The production was slow to arrive because it doesn't have a conventional backbone. Unlike West Side Story, it is not based on a classic tale. In fact I avoided the temptation to complete the story or to try to make the characters whole and reachable. I have always understood that rock and pop need music and a star system that offers partly empty vessels to the audience. Quadrophenia isn't even about battles in the street, it's a musical journey inside a young man's mind during a drug-fuelled psychotic episode. But this is not a story about junkies. This is a day or two in the life of a young man who really can't do what his peers are doing and survive. Jimmy is an ordinary young man, with modest emotional needs, but who is looking for something other than what is on offer.
How has the experience with the musical theatre version of Tommy affected you?
Every manifestation of Tommy has had its price for me. Happily it has usually been lucrative as well. The music theatre version came late for me - I had tried to mount it in London in the late 1970s but it had clunked. There was always interest to try it again from New York, but I resisted. One day in 1991 I fell off a push bike, broke my wrist so badly that I was told I would never play guitar again, and possibly never be able even to hold a pencil. While I was still in plaster the offer to develop the Broadway production came in. I jumped at it, but said I would stay out of it, but was drawn in by my creative relationship with the director, Des McAnuff.
It was the most exciting and invigorating time of my life. The Who had been inoperative (at my behest) since 1982, and I got a taste of fame and glory again. I'm afraid it went to my head for a while. I quickly recovered when overwork led to me starting to drink again (after an 11-year break), but my marriage did not survive for very long after that.

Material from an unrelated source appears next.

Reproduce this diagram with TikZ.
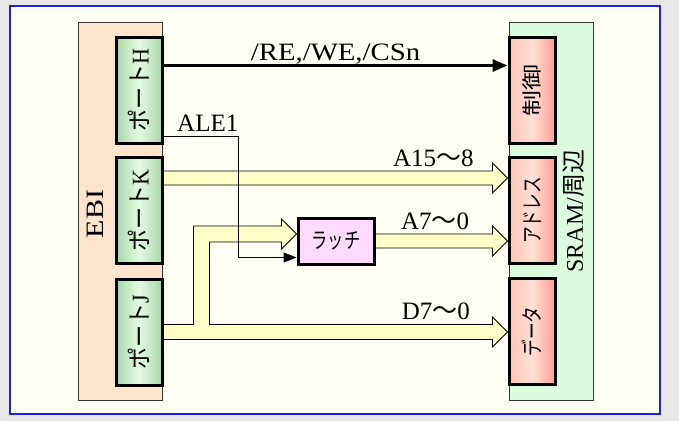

In 1993 when Tommy went to Broadway I also staged Psychoderelict, my own solo musical, and later that year Iron Man at the Young Vic. So it was year of intense and varied music theatre experience. At the end of it I promised myself I would never take a careless dig at Andrew Lloyd Webber or Richard Stilgoe again. The creative work behind a musical is almost beyond imagination in scale - and the problem is that unlike normal theatre, the story changes as the music is played, with each singer, with each phase of performance. As the composer and/or lyricist you have to be on your toes until the day the show closes.
Have you ever been to see a rock musical based on a back-catalogue?
I live inside one. Musicals based on back-catalogues are becoming a saturated market. How can rock musicals avoid being watered-down exercises in asset-stripping?
Do you visit the theatre much as a punter? What plays have impressed you profoundly?
I don't go as often as I would if I lived in the West End, so I tend to do more theatre when I'm in New York, staying at a hotel right in the thick of the scene. It's great to walk to and from hotel, theatre and the restaurants involved in a night out.
I have been most profoundly affected in recent years by Arcadia and An Inspector Calls. In both cases the non-dialogue devices used at the end of the play - in Arcadia the return to the waltz, and in An Inspector Calls the collapse of the Victorian house - fold both plays entirely back into themselves in a manner that is almost musical. Certainly the device seemed familiar to me: the way that when you reprise a song at the end of a show it has new power, and brings everything that has gone before to life in a new way.
Musicals? My favourite of all time is Into the Woods. My favourite opera is Billy Budd. The last time I saw that (at Covent Garden) I realised I had stolen the entire setting of Billy Budd for my last scene in Quadrophenia, the young boy on a rock, alone, fearing death in the grey rain.